Les pionniers spéciaux d’Ilulissat se rendent régulièrement dans cette région lointaine pour porter le message de vérité aux habitants d’Upernavik et d’Uummannaq. Voici les impressions de Bo et Helen: “Ces immenses régions nordiques sont demeurées un paradis inviolé. La population, très éparpillée, vit de la chasse plus que de la pêche. Les gens ont une vie simple, et ne s’inquiètent pas outre mesure du lendemain. Beaucoup s’intéressent aux choses spirituelles. Ils écoutent volontiers le message que nous leur apportons.” Le temps dira si ces personnes au cœur de brebis rejoindront le seul vrai “troupeau” mené par le “seul berger”, Jésus Christ. — Jean 10:16.
Cette région n’a été parcourue que par des pionniers danois; cependant, ceux-ci possèdent un film vidéo fait par huit Groenlandais de Nuuk et qui donne une idée d’ensemble des croyances et du mode de vie des Témoins de Jéhovah. Les pionniers ont utilisé cet enregistrement dans leur ministère de maison en maison, ce qui a amené les gens à discuter et à poser une foule de questions; ils demandaient, surtout, pourquoi nous ne fêtons pas Noël et ne baptisons pas les nouveau-nés. Ajoutons qu’environ 200 livres ont été acceptés au cours des quatre semaines qu’a duré le voyage décrit jusqu’ici.
La moisson se poursuit
Malgré la rigueur des éléments et la barrière de la langue, la moisson du Royaume se poursuit. Beaucoup de Groenlandais apprennent le danois pour ne rien perdre des réunions de leur congrégation. Toutefois, de plus en plus de réunions se tiennent en esquimau, permettant à davantage de gens de recevoir cette nourriture spirituelle.

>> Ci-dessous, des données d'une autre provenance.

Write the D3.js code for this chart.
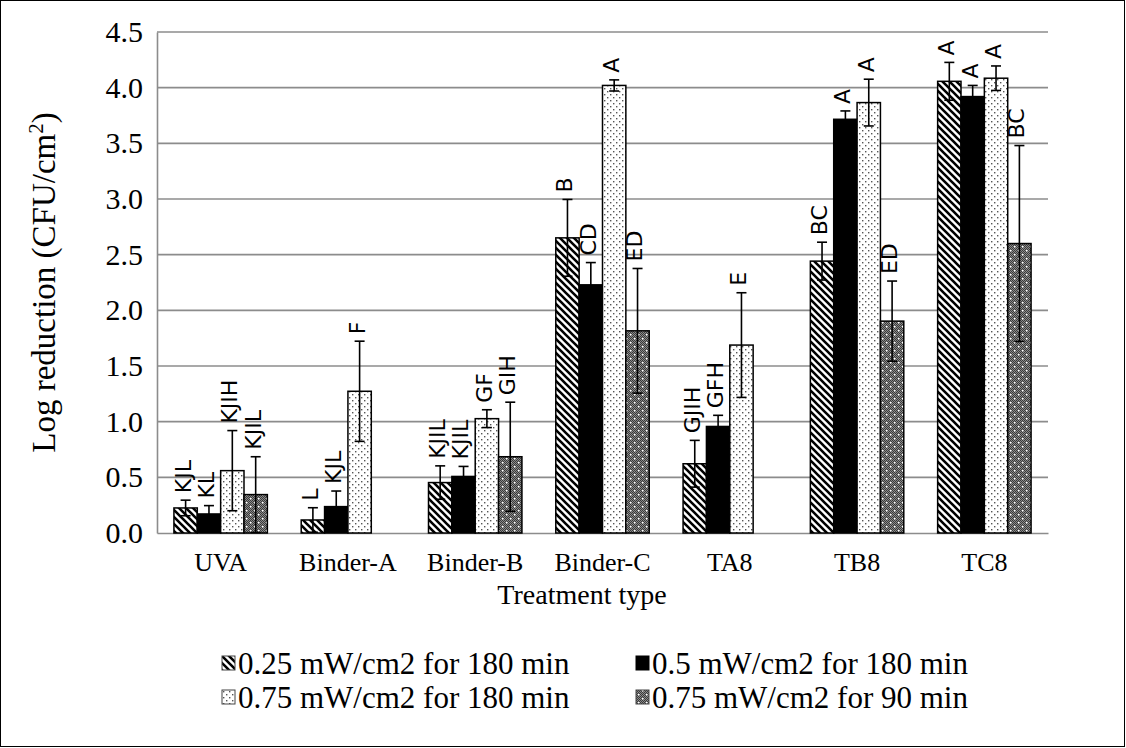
<!DOCTYPE html>
<html>
<head>
<meta charset="utf-8">
<script src="https://cdn.jsdelivr.net/npm/d3@7"></script>
<style>
  body { margin: 0; background: #fff; }
  svg { display: block; }
</style>
</head>
<body>
<div id="chart"></div>
<script>
// data
const categories = ['UVA', 'Binder-A', 'Binder-B', 'Binder-C', 'TA8', 'TB8', 'TC8']
const seriesNames = [
  '0.25 mW/cm2 for 180 min',
  '0.5 mW/cm2 for 180 min',
  '0.75 mW/cm2 for 180 min',
  '0.75 mW/cm2 for 90 min'
]
const low180 = [0.225, 0.117, 0.453, 2.651, 0.622, 2.442, 4.057]
const mid180 = [0.171, 0.237, 0.508, 2.229, 0.957, 3.716, 3.92]
const high180 = [0.56, 1.273, 1.027, 4.02, 1.688, 3.866, 4.085]
const high90 = [0.345, null, 0.685, 1.816, null, 1.903, 2.6]
const errLow180 = [0.07, 0.11, 0.15, 0.345, 0.21, 0.17, 0.17]
const errMid180 = [0.075, 0.14, 0.09, 0.2, 0.1, 0.075, 0.1]
const errHigh180 = [0.36, 0.45, 0.08, 0.05, 0.47, 0.21, 0.11]
const errHigh90 = [0.34, null, 0.49, 0.56, null, 0.36, 0.88]
const lettersLow180 = ['KJL', 'L', 'KJIL', 'B', 'GJIH', 'BC', 'A']
const lettersMid180 = ['KL', 'KJL', 'KJIL', 'CD', 'GFH', 'A', 'A']
const lettersHigh180 = ['KJIH', 'F', 'GF', 'A', 'E', 'A', 'A']
const lettersHigh90 = ['KJIL', '', 'GIH', 'ED', '', 'ED', 'BC']
const yTicks = [0, 0.5, 1, 1.5, 2, 2.5, 3, 3.5, 4, 4.5]

const W = 1126
const H = 748
const plot = { left: 157, right: 1048, top: 32, bottom: 533 }
const serif = "'Liberation Serif', 'Times New Roman', serif"
const sans = "'DejaVu Sans', Verdana, sans-serif"

const values = [low180, mid180, high180, high90]
const errors = [errLow180, errMid180, errHigh180, errHigh90]
const letters = [lettersLow180, lettersMid180, lettersHigh180, lettersHigh90]

const svg = d3.select('#chart').append('svg')
  .attr('width', W)
  .attr('height', H)

// fill patterns (Excel style)
const defs = svg.append('defs')

const p0 = defs.append('pattern')
  .attr('id', 'pat0')
  .attr('patternUnits', 'userSpaceOnUse')
  .attr('width', 7).attr('height', 7)
p0.append('rect').attr('width', 7).attr('height', 7).attr('fill', '#fff')
p0.append('path')
  .attr('d', 'M-2,-2 L9,9 M-9,-2 L2,9 M5,-2 L16,9')
  .attr('stroke', '#000').attr('stroke-width', 2.6)

const p2 = defs.append('pattern')
  .attr('id', 'pat2')
  .attr('patternUnits', 'userSpaceOnUse')
  .attr('width', 6).attr('height', 6)
p2.append('rect').attr('width', 6).attr('height', 6).attr('fill', '#fff')
p2.append('rect').attr('x', 1).attr('y', 1).attr('width', 1.4).attr('height', 1.4).attr('fill', '#555')
p2.append('rect').attr('x', 4).attr('y', 4).attr('width', 1.4).attr('height', 1.4).attr('fill', '#555')

const p3 = defs.append('pattern')
  .attr('id', 'pat3')
  .attr('patternUnits', 'userSpaceOnUse')
  .attr('width', 8).attr('height', 8)
p3.append('rect').attr('width', 8).attr('height', 8).attr('fill', '#8a8a8a')
for (let i = 0; i < 8; i += 2) {
  for (let j = 0; j < 8; j += 2) {
    p3.append('rect').attr('x', i).attr('y', j).attr('width', 1).attr('height', 1).attr('fill', '#3a3a3a')
    p3.append('rect').attr('x', i + 1).attr('y', j + 1).attr('width', 1).attr('height', 1).attr('fill', '#3a3a3a')
  }
}
p3.append('rect').attr('x', 2).attr('y', 2).attr('width', 1.5).attr('height', 1.5).attr('fill', '#fff')
p3.append('rect').attr('x', 6).attr('y', 6).attr('width', 1.5).attr('height', 1.5).attr('fill', '#fff')

const fills = ['url(#pat0)', '#000', 'url(#pat2)', 'url(#pat3)']

// outer frame
svg.append('rect')
  .attr('x', 0.5).attr('y', 0.5)
  .attr('width', W - 2).attr('height', H - 2)
  .attr('fill', 'none').attr('stroke', '#000').attr('stroke-width', 1)

const y = d3.scaleLinear().domain([0, 4.5]).range([plot.bottom, plot.top])
const x0 = d3.scaleBand()
  .domain(categories)
  .range([plot.left, plot.right])
  .paddingInner(0.266)
  .paddingOuter(0.133)
const x1 = d3.scaleBand()
  .domain(d3.range(seriesNames.length))
  .range([0, x0.bandwidth()])

// gridlines
svg.append('g')
  .selectAll('line')
  .data(yTicks.slice(1))
  .join('line')
  .attr('x1', plot.left).attr('x2', plot.right)
  .attr('y1', d => y(d)).attr('y2', d => y(d))
  .attr('stroke', '#8c8c8c').attr('stroke-width', 1.6)

// y axis
const yAxis = svg.append('g')
  .attr('transform', `translate(${plot.left},0)`)
  .call(d3.axisLeft(y).tickValues(yTicks).tickFormat(d3.format('.1f')).tickSize(0).tickPadding(14))
yAxis.select('.domain').attr('stroke', '#8c8c8c').attr('stroke-width', 1.6)
yAxis.selectAll('text')
  .attr('font-family', serif).attr('font-size', 30).attr('fill', '#000')

// x axis
const xAxis = svg.append('g')
  .attr('transform', `translate(0,${plot.bottom})`)
  .call(d3.axisBottom(x0).tickSize(0).tickPadding(20))
xAxis.select('.domain').attr('stroke', '#8c8c8c').attr('stroke-width', 1.6)
xAxis.selectAll('text')
  .attr('font-family', serif).attr('font-size', 26).attr('fill', '#000')

// bars
const cells = []
categories.forEach((c, i) => {
  values.forEach((vals, s) => {
    if (vals[i] != null) {
      cells.push({ cat: c, s: s, v: vals[i], e: errors[s][i], label: letters[s][i] })
    }
  })
})

svg.append('g')
  .selectAll('rect')
  .data(cells)
  .join('rect')
  .attr('x', d => x0(d.cat) + x1(d.s))
  .attr('y', d => y(d.v))
  .attr('width', x1.bandwidth())
  .attr('height', d => y(0) - y(d.v))
  .attr('fill', d => fills[d.s])
  .attr('stroke', '#000')
  .attr('stroke-width', 1.5)

// error bars
const eb = svg.append('g').attr('stroke', '#000').attr('stroke-width', 1.6)
cells.forEach(d => {
  const cx = x0(d.cat) + x1(d.s) + x1.bandwidth() / 2
  const top = y(d.v + d.e)
  const bot = y(Math.max(0, d.v - d.e))
  eb.append('line').attr('x1', cx).attr('x2', cx).attr('y1', top).attr('y2', bot)
  eb.append('line').attr('x1', cx - 5).attr('x2', cx + 5).attr('y1', top).attr('y2', top)
  eb.append('line').attr('x1', cx - 5).attr('x2', cx + 5).attr('y1', bot).attr('y2', bot)
})

// letter labels
svg.append('g')
  .selectAll('text')
  .data(cells.filter(d => d.label))
  .join('text')
  .attr('transform', d => {
    const cx = x0(d.cat) + x1(d.s) + x1.bandwidth() / 2 - 3
    return `translate(${cx},${y(d.v + d.e) - 7}) rotate(-90)`
  })
  .attr('dy', '0.36em')
  .attr('font-family', sans)
  .attr('font-size', 22)
  .attr('fill', '#000')
  .text(d => d.label)

// axis titles
const yTitle = svg.append('text')
  .attr('transform', `translate(55,${(plot.top + plot.bottom) / 2}) rotate(-90)`)
  .attr('text-anchor', 'middle')
  .attr('font-family', serif)
  .attr('font-size', 33)
yTitle.append('tspan').text('Log reduction (CFU/cm')
yTitle.append('tspan').attr('font-size', 21).attr('dy', -12).text('2')
yTitle.append('tspan').attr('dy', 12).text(')')

svg.append('text')
  .attr('x', 582)
  .attr('y', 604)
  .attr('text-anchor', 'middle')
  .attr('font-family', serif)
  .attr('font-size', 28)
  .text('Treatment type')

// legend
const legendPos = [[222, 663], [636, 663], [222, 697], [636, 697]]
const legend = svg.append('g')
seriesNames.forEach((name, s) => {
  const [lx, ly] = legendPos[s]
  legend.append('rect')
    .attr('x', lx).attr('y', ly - 7)
    .attr('width', 13).attr('height', 14)
    .attr('fill', fills[s])
    .attr('stroke', s === 1 ? '#000' : '#444')
    .attr('stroke-width', 1)
  legend.append('text')
    .attr('x', lx + 16)
    .attr('y', ly)
    .attr('dy', '0.35em')
    .attr('font-family', serif)
    .attr('font-size', 31)
    .text(name)
})
</script>
</body>
</html>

Par exemple, bien que les matières de l’assemblée de district de 1988, “La justice divine”, aient été présentées en danois à Nuuk, environ un tiers a été traduit en esquimau. Cette assemblée a réuni 163 assistants. Des Témoins venus d’Ilulissat (la congrégation du Nord) et de Qaqortoq (celle du Sud) ont dû faire les uns comme les autres un voyage de deux jours. Quatre personnes ont été baptisées lors de cette assemblée.
Les perspectives sont-elles bonnes pour la moisson encore à venir? Très bonnes! En 1989, nous avons eu la joie de compter 205 assistants au Mémorial, la commémoration de la mort de Christ. Actuellement, les Témoins du Groenland dirigent plus de 100 études bibliques à domicile. Oui, Jéhovah bénit abondamment l’activité intense de ses serviteurs dans ce pays de glace et de neige.